Although the overall construction of the notebook is relatively rigid, its apparent that Dell left out important attention to detail. Much like other users and reviewers have stated, the chrome accents is rough and unfinished. It is definitely not something you would hope not to find on a $1500 notebook. After a week of use, I can already tell the chrome trim surrounding the base of the notebook is going to peel and break apart. Yes, the chrome is plastic wrapped in 'chrome' paint. Not only that, it will come loose over time and either break or give your computer a cheap feel. Many owners have complained of the same issue as well. For a computer that sells itself as being comprised of a aluminum alloy and magnesium composite, it has a lot more plastic on it that one might think. Sure it keeps the weight down, but again, cheapens the feel of your computer. The lid has a solid feel to it and overall computer has a nice construction, yet little things leave you wanting more.
Slot loading drive has its quirks and my discs had issues ejecting at times. Eventually they came out. It is loud and noisy. It is also prone to vibrations if you move your computer around while the disc is spinning (for what ever reason you have too).
The track-pad has some quirks, as do most if not all windows based track pads. An optional mouse user will not notice, yet those on the go might find themselves sticking to the basics of functionality as two finger scrolling and pinch zoom is little spotty.
Its not all bad with the XPS 15z. It has very optimal performance for most. I was able to run multiple GIS databases and ArcMap as well as iTunes and a web browser simultaneously without issues. Data transfer rates between my multiple external HDD and the internal programs that use them was outstanding and I'm sure 3.0 USB helps considerably. The 1080p screen upgrade was well worth it. It is plenty bright enough and great for viewing HD videos over the web and streaming movies off of Netflix. The backlit keys are a nice touch as well to the design. Overall, it was nice to not have to worry about taking my AC adapter to school with me as battery life is right up there with the best in the industry. I averaged around five to six hours of use on power saver mode and the screen brightness turned all the way down. In this setting I was able to go my longest school day 9am to 6pm without plugging in once. This is with some web browsing, lots of note taking, and running my necessary GIS systems for my classes. I was impressed as my old HP had me plugging in after only a couple hours of use.

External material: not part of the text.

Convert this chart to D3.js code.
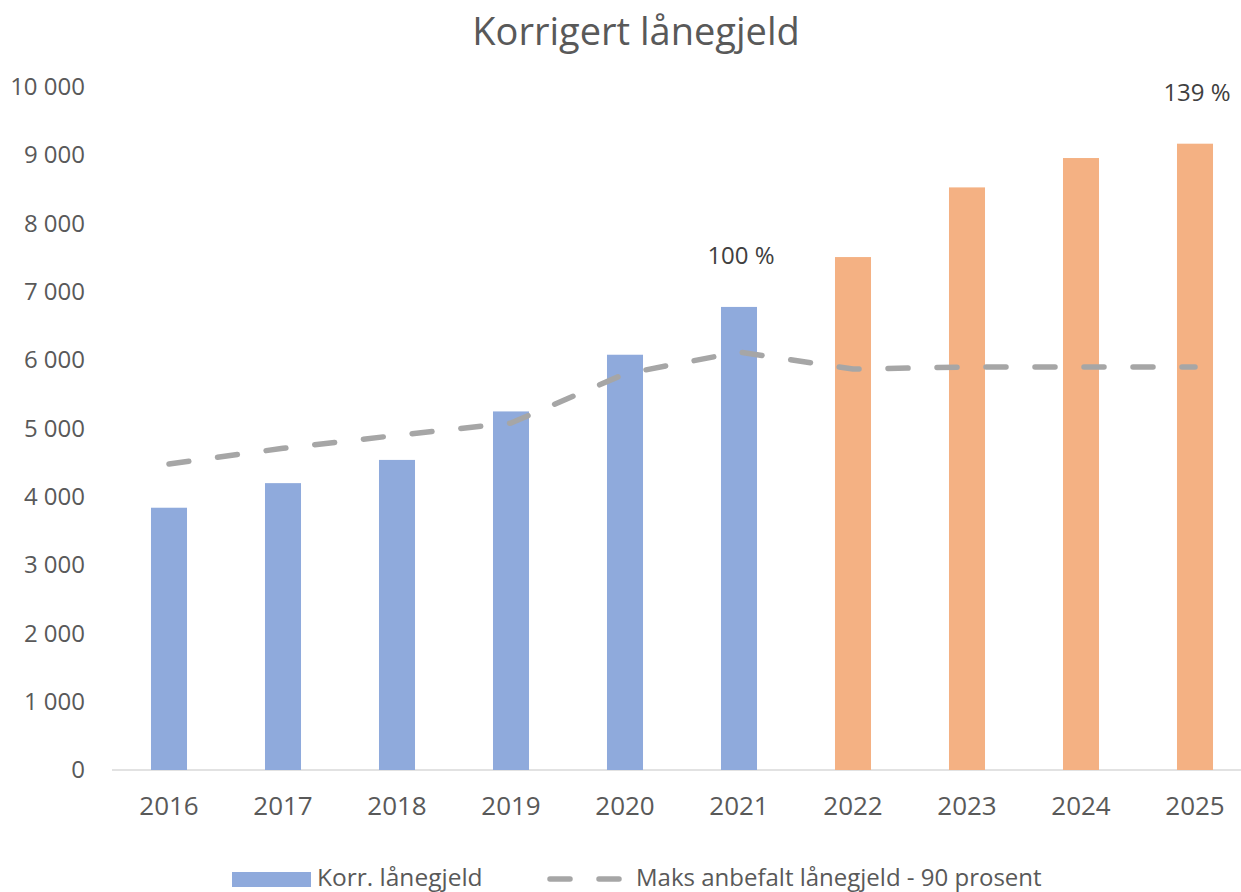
<!DOCTYPE html>
<html>
<head>
<meta charset="utf-8">
<script src="https://cdn.jsdelivr.net/npm/d3@7"></script>
<style>
  body { margin: 0; background: #fff; }
  svg { display: block; font-family: "Open Sans", sans-serif; }
</style>
</head>
<body>
<div id="chart"></div>
<script>
// data
const years = ['2016', '2017', '2018', '2019', '2020', '2021', '2022', '2023', '2024', '2025'];
const lanegjeld = [3840, 4200, 4540, 5250, 6080, 6780, 7510, 8530, 8960, 9170];
const maksAnbefalt = [4480, 4710, 4900, 5080, 5800, 6120, 5870, 5900, 5900, 5900];
const prognoseFra = '2022';
const pctYears = ['2021', '2025'];
const pctLabels = ['100 %', '139 %'];
const yTicks = [0, 1000, 2000, 3000, 4000, 5000, 6000, 7000, 8000, 9000, 10000];

const width = 1241, height = 892;
const blue = '#8faadc', orange = '#f4b183', grey = '#a6a6a6', text = '#595959';

const svg = d3.select('#chart').append('svg')
  .attr('width', width)
  .attr('height', height);

const x = d3.scaleBand()
  .domain(years)
  .range([112, 1252])
  .paddingInner(0.684)
  .paddingOuter(0.342);

const y = d3.scaleLinear()
  .domain([0, 10000])
  .range([770, 87]);

const nb = d3.formatLocale({ decimal: ',', thousands: '\u00a0', grouping: [3], currency: ['', ' kr'] });
const fmt = nb.format(',d');

// title
svg.append('text')
  .attr('x', 636)
  .attr('y', 45)
  .attr('text-anchor', 'middle')
  .attr('font-size', '38px')
  .attr('fill', text)
  .text('Korrigert lånegjeld');

// y axis (labels only)
const yAxis = svg.append('g')
  .attr('transform', 'translate(85,0)')
  .call(d3.axisLeft(y).tickValues(yTicks).tickFormat(fmt).tickSize(0).tickPadding(0));
yAxis.select('.domain').remove();
yAxis.selectAll('text')
  .attr('font-family', '"Open Sans", sans-serif')
  .attr('font-size', '24px')
  .attr('fill', text);

// baseline
svg.append('line')
  .attr('x1', 112)
  .attr('x2', width)
  .attr('y1', y(0))
  .attr('y2', y(0))
  .attr('stroke', '#d9d9d9')
  .attr('stroke-width', 1.5);

// x axis labels
const xAxis = svg.append('g')
  .attr('transform', `translate(0,${y(0)})`)
  .call(d3.axisBottom(x).tickSize(0).tickPadding(0));
xAxis.select('.domain').remove();
xAxis.selectAll('text')
  .attr('y', 45)
  .attr('dy', null)
  .attr('font-family', '"Open Sans", sans-serif')
  .attr('font-size', '26px')
  .attr('fill', text);

// bars
svg.append('g')
  .selectAll('rect')
  .data(years)
  .join('rect')
  .attr('x', d => x(d))
  .attr('y', (d, i) => y(lanegjeld[i]))
  .attr('width', x.bandwidth())
  .attr('height', (d, i) => y(0) - y(lanegjeld[i]))
  .attr('fill', d => d >= prognoseFra ? orange : blue);

// dashed line
const line = d3.line()
  .x((d, i) => x(years[i]) + x.bandwidth() / 2)
  .y(d => y(d));

svg.append('path')
  .datum(maksAnbefalt)
  .attr('d', line)
  .attr('fill', 'none')
  .attr('stroke', grey)
  .attr('stroke-width', 5.5)
  .attr('stroke-dasharray', '20,29')
  .attr('stroke-linecap', 'round')
  .attr('stroke-linejoin', 'round');

// percentage labels
svg.append('g')
  .selectAll('text')
  .data(pctYears)
  .join('text')
  .attr('x', d => x(d) + x.bandwidth() / 2 + 2)
  .attr('y', (d, i) => y(lanegjeld[years.indexOf(d)]) - 43)
  .attr('text-anchor', 'middle')
  .attr('font-size', '24px')
  .attr('fill', '#404040')
  .text((d, i) => pctLabels[i]);

// legend
const legend = svg.append('g');
legend.append('rect')
  .attr('x', 232)
  .attr('y', 872)
  .attr('width', 79)
  .attr('height', 15)
  .attr('fill', blue);
legend.append('text')
  .attr('x', 317)
  .attr('y', 886)
  .attr('font-size', '24.5px')
  .attr('fill', text)
  .text('Korr. lånegjeld');
legend.append('line')
  .attr('x1', 550)
  .attr('x2', 619)
  .attr('y1', 879)
  .attr('y2', 879)
  .attr('stroke', grey)
  .attr('stroke-width', 5.5)
  .attr('stroke-dasharray', '20,29')
  .attr('stroke-linecap', 'round');
legend.append('text')
  .attr('x', 636)
  .attr('y', 886)
  .attr('font-size', '24px')
  .attr('fill', text)
  .text('Maks anbefalt lånegjeld - 90 prosent');
</script>
</body>
</html>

Although the XPS 15z performs admirably for all my computer uses at school and at home, its dumb design flaws, ergonomics, quirky drivers, and a cheapen feel has me sending this computer back to the store and looking for an alternative PC based notebook with a similar package and performance combination. The HP Envy 15 should be here tomorrow. At that point, I can continue to evaluate and search for the right computer to fit my needs.
I would not recommend this Dell XPS 15z to anyone of my friends or family. Although its a decent computer for most, those looking to do a lot of typing and writing 'on the go' as well as using the computer for operational/office programs for work or school such as I do, I suggest looking else where. There are better alternatives.